Oil is 10W30 diesel grade. Rotella T4 10W30 diesel grade is typical for most. JIS standards are used, never SAE for a Japanese tractor of that era. So never use 15W40, doing so would add more engine load, more heat, and more diesel soot. 

Hydraulic fluid is John Deere J20C, no substitutes. Yanmar and John Deere worked all the details and specs for this fluid. Yanmar calls it TF500A. Both are the same stuff. Universal 'meets J20C' is acceptable, never use 'compatible with J20C'. Reason being, there are so many class action lawsuits right now on this 'compatible with' that owners have broken tractors and the manufactures will not fix them under warranty claims either. 

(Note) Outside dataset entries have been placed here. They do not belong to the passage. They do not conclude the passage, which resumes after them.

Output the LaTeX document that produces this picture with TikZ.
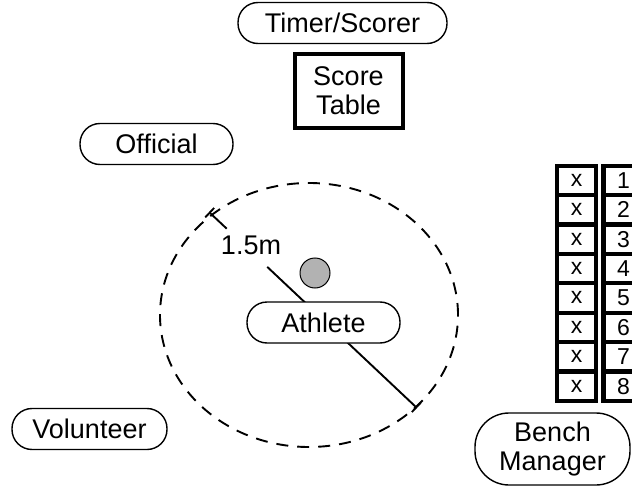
\documentclass[tikz,border=0pt]{standalone}
\usepackage{fontspec}
\setmainfont{Liberation Sans}
\usetikzlibrary{arrows.meta,calc}

\begin{document}
\begin{tikzpicture}[x=1pt, y=-1pt,
  every node/.style={font=\fontsize{27}{29}\selectfont, align=center},
  person/.style={draw, fill=white, line width=1.4pt, rounded corners=20pt, minimum height=41pt, inner sep=0pt},
  cell/.style={draw, line width=4.2pt, minimum width=39pt, minimum height=29.4pt, inner sep=0pt, font=\fontsize{23}{23}\selectfont}]
\useasboundingbox (0,0) rectangle (632,487);

% people round the zone
\node[person, minimum width=209pt] (timer) at (342.5,23) {Timer/Scorer};
\node[draw, line width=4pt, minimum width=108pt, minimum height=73pt, inner sep=0pt] (scoretable) at (348.5,91) {Score\\Table};
\node[person, minimum width=153pt] (official) at (156.5,144) {Official};
\node[person, minimum width=155pt] (volunteer) at (89.5,429) {Volunteer};
\node[person, minimum width=155pt, minimum height=72pt, rounded corners=34pt] (bench) at (552.5,449) {Bench\\Manager};

% 1.5m zone
\draw[dash pattern=on 12pt off 9pt, line width=1.9pt] (309,315) ellipse [x radius=149pt, y radius=132pt];
\node[circle, draw, fill=black!30, line width=1pt, minimum size=30pt, inner sep=0pt] (ball) at (315,273) {};
\coordinate (dimtop) at (209,212);
\coordinate (dimbot) at (417,408);
\node (dimlbl) at (251,245) {1.5m};
\draw[line width=1.9pt, {Bar[width=13pt]}-] (dimtop) -- ($(dimtop)!0.085!(dimbot)$);
\draw[line width=1.9pt, -{Bar[width=13pt]}] ($(dimtop)!0.28!(dimbot)$) -- (dimbot);
\node[person, minimum width=153pt] (athlete) at (323.5,322.5) {Athlete};

% bench seats
\foreach \i in {1,...,8} {
  \node[cell] (seat\i) at (576.5,{180.3+29.4*(\i-1)}) {x};
  \node[cell, minimum width=40pt] (num\i) at (623.5,{180.3+29.4*(\i-1)}) {\i};
}
\end{tikzpicture}
\end{document}
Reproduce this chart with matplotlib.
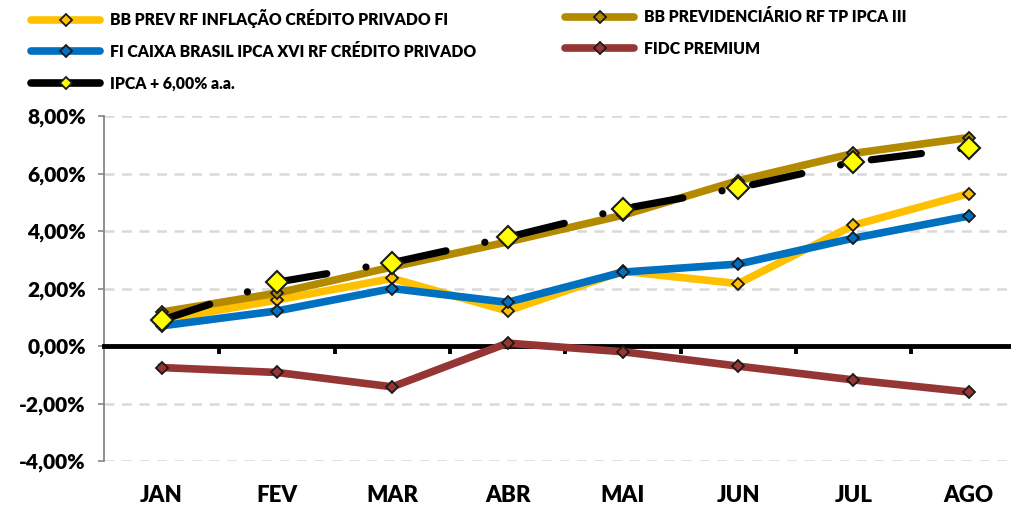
import numpy as np
import matplotlib.pyplot as plt
from matplotlib.lines import Line2D
from matplotlib.ticker import FuncFormatter

plt.rcParams['font.family'] = ['Lato', 'DejaVu Sans']
plt.rcParams['font.weight'] = 'heavy'

# data (% accumulated in the year)
months = ["JAN", "FEV", "MAR", "ABR", "MAI", "JUN", "JUL", "AGO"]
bb_prev_inflacao = [0.90, 1.60, 2.35, 1.22, 2.60, 2.17, 4.20, 5.30]
bb_previdenciario = [1.18, 1.84, 2.75, 3.62, 4.55, 5.75, 6.70, 7.25]
caixa_ipca_xvi = [0.70, 1.22, 2.00, 1.52, 2.57, 2.85, 3.75, 4.52]
fidc_premium = [-0.75, -0.92, -1.42, 0.10, -0.20, -0.70, -1.18, -1.60]
ipca_6 = [0.90, 2.22, 2.90, 3.78, 4.77, 5.50, 6.40, 6.90]

names = ["BB PREV RF INFLAÇÃO CRÉDITO PRIVADO FI",
         "BB PREVIDENCIÁRIO RF TP IPCA III",
         "FI CAIXA BRASIL IPCA XVI RF CRÉDITO PRIVADO",
         "FIDC PREMIUM",
         "IPCA + 6,00% a.a."]
colors = ["#FFC000", "#B38A00", "#0070C0", "#963634", "#000000"]

LW = 5.5     # series line width
MS = 6.2     # small diamond size
x = np.arange(len(months))

fig = plt.figure(figsize=(10.12, 5.07), dpi=100, facecolor='w')
ax = fig.add_axes([104/1012, 46/507, 1 - 104/1012, 345/507])

series = [bb_prev_inflacao, bb_previdenciario, caixa_ipca_xvi, fidc_premium]
for vals, col in zip(series, colors[:4]):
    ax.plot(x, vals, color=col, lw=LW, marker='D', ms=MS, mfc=col,
            mec='#1a1a1a', mew=1.3, solid_joinstyle='round', zorder=3)

# IPCA + 6% : long dash - dot
ax.plot(x, ipca_6, color='k', lw=5.2, ls=(0, (7.0, 5.5, 0.01, 4.3)),
        dash_capstyle='round', marker='D', ms=11.5, mfc='#FFFF00',
        mec='#1a1a1a', mew=1.5, zorder=4)

ax.set_xlim(-0.5, 7.375)
ax.set_ylim(-4, 8)
ax.set_yticks(np.arange(-4, 8.1, 2))
ax.yaxis.set_major_formatter(FuncFormatter(lambda v, p: ("%.2f%%" % v).replace('.', ',')))
ax.tick_params(axis='y', length=4, width=1.2, color='#868686', pad=9,
               labelsize=15, labelcolor='k')
ax.grid(axis='y', color='#d9d9d9', lw=1.8, ls=(0, (4, 3)), zorder=0)

for s in ['top', 'right']:
    ax.spines[s].set_visible(False)
ax.spines['left'].set_color('#868686')
ax.spines['left'].set_linewidth(1.3)
ax.spines['bottom'].set_position(('data', 0))
ax.spines['bottom'].set_linewidth(3.5)
ax.spines['bottom'].set_color('k')
ax.spines['bottom'].set_zorder(2.5)
ax.set_xticks(np.arange(0.5, len(months) - 1, 1))
ax.tick_params(axis='x', length=6, width=2.8, color='k', labelbottom=False)

for i, m in enumerate(months):
    ax.text(i, -0.10, m, transform=ax.get_xaxis_transform(), ha='center',
            va='center', fontsize=16, fontweight='heavy')

# legend (two columns, row-major as in the original)
def proxy(col, mfc, ms):
    return Line2D([], [], color=col, lw=LW, marker='D', ms=ms, mfc=mfc,
                  mec='#1a1a1a', mew=1.3, solid_capstyle='round')

h = [proxy(colors[0], colors[0], 6), proxy(colors[1], colors[1], 6),
     proxy(colors[2], colors[2], 6), proxy(colors[3], colors[3], 6),
     proxy('k', '#FFFF00', 6)]
kw = dict(loc='upper left', frameon=False, handlelength=4.4,
          handletextpad=0.65, labelspacing=1.0, borderpad=0, borderaxespad=0,
          prop=dict(family=['Lato', 'DejaVu Sans'], weight='heavy', size=11.3))
fig.legend([h[0], h[2], h[4]], [names[0], names[2], names[4]],
           bbox_to_anchor=(31/1012, 1 - 9/507), **kw)
fig.legend([h[1], h[3]], [names[1], names[3]],
           bbox_to_anchor=(565/1012, 1 - 9/507), **kw)

fig.savefig("out.png", dpi=100, facecolor='w')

Hoye and Fredricks have the CORRECT air intake filter. Too many off brand generics that are a tad too short and allows dirt to by-pass the filter, unless you use Dr. Scholes Poron 3/8-in thick foam pad to fill in the gap. 

Oil filters need to have a by-pass valve. Get the tallest filter possible that will not hit the loader nor the hood panels. 21 mircons to 34 micron range works fine. Too low and the engine will starve of oil. Wix's ProTech line and the Purolator lines are made for Ag machines.


----------



## Lovemachine35 (10 mo ago)

bmaverick, you're awesome. Thanks for the info. Very helpful. I will return the 15w40 and get what you recommend. How about gear oil for front diff/axle?


----------



## pogobill (Jan 31, 2012)

If you go to the Resource Manager Section, type in the tractor you are looking for in the bar "Search Community" at the top of the page (It's there on all pages), select "In this thread", and it will take you to the manuals for the brand of tractor you are searching for.
Alternatively, you can type in your search criteria in the "search Community" bar, select "Advanced" and scroll down to the "Resource Manager". Same search different road!
If you wish to search the entire site for an issue or information on any tractor that has been discussed here, just modify your search criteria.


----------



## bmaverick (Feb 20, 2014)

Lovemachine35 said:


> bmaverick, you're awesome. Thanks for the info. Very helpful. I will return the 15w40 and get what you recommend. How about gear oil for front diff/axle?


Download the the YM276 Service Manual. It would mention the correct gear oil. And there is grease needed on the 30+ zerk fittings found just about anywhere above, below and all around. Typical Yanmar maintenance is listed every 100 hours to check and add grease to the zerk fittings should they need it. 

Now, about the front axel oil. 90WT oil typically is spec'ed for it from that era. Multi-grade oils were just beginning to come out. A good type in the multi-oil for the 4WD gears in the axle is 'synthetic' 75W90. There are so many good reports on the rear wheel drive truck forums using this in the rear differentials with beveled ring gears. IF your machine came with factory power steering, then the synthetic 75W90 would help it along way better. The Yanmar 4WD uses a kingpin and a few beveled gears for each wheel. Just look at the YM1500 Parts Manual to understand how the synthetic 75W90 would be the ideal choice.


----------